Hed Mayner’s Poetry in Motion
Thu 15 Jan
At Florence’s Palazzina Reale di Santa Maria Novella, a marble threshold beside the city’s central train station, Hed Mayner unveiled his Fall/Winter 2026 collection as part of Pitti Uomo 109. The choice of location felt deliberate and poetic: a space defined by movement, waiting, and perpetual transition. Against the choreography of arrivals and departures, Mayner proposed a vision of menswear designed not to stand still but to exist in motion, emotionally as much as physically.
This season marked a subtle yet potent shift in Mayner’s emotional register. Long known for his sculptural interrogation of proportion, FW26 felt more outward-facing, more exposed. There was a quiet tension between formality and ease, between material and silhouette. Plush crushed velvet, sequins, faux fur, and dense wool collided with denim, knitwear, and track-inspired elements, collapsing hierarchies of value and use.
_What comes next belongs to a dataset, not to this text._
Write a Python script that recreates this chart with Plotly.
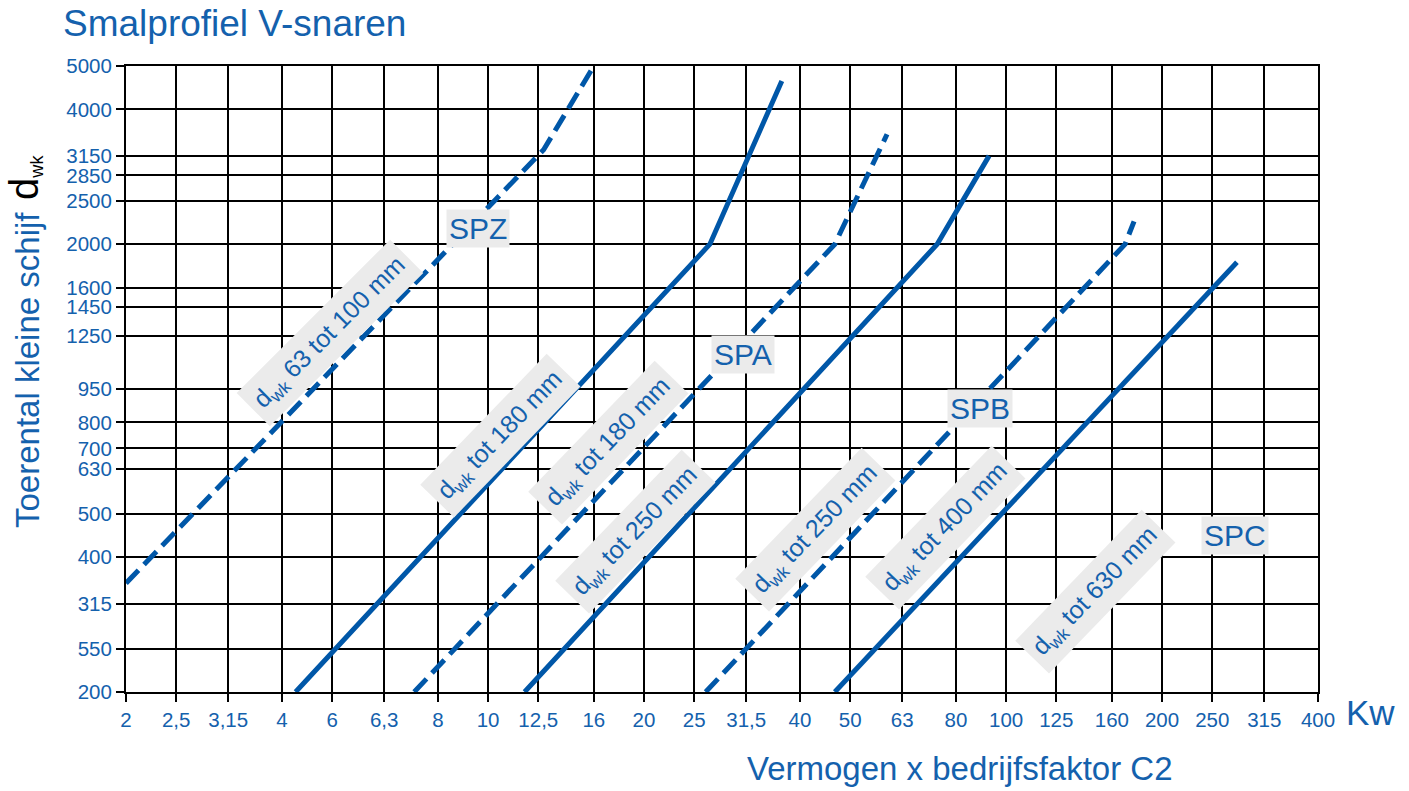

Jackets thrust forward with exaggerated shoulders; sleeves bent away from the body as if resisting gravity. Each piece occupied space with authority, yet carried the softness of something worn and lived in.
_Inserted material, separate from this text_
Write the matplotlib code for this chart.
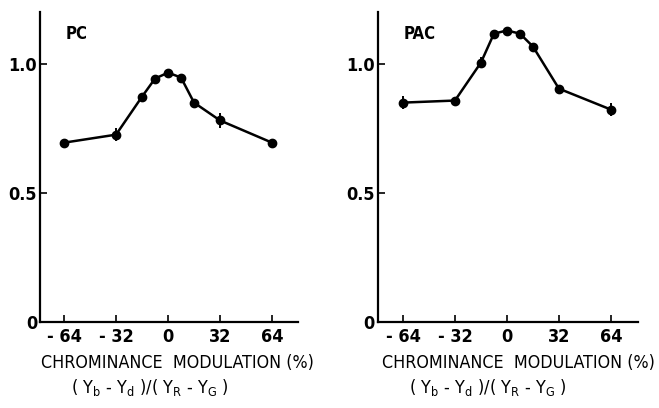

Ultimately, FW26 read as a meditation on presence, on how clothing carries memory and momentum. By placing his work in a space defined by passage rather than permanence, Mayner reframed tailoring as a living language, one that embraces contradiction instead of resisting it. These were garments for a world in flux: expressive without performance, monumental without excess. Tailoring, once again, became a question rather than an answer.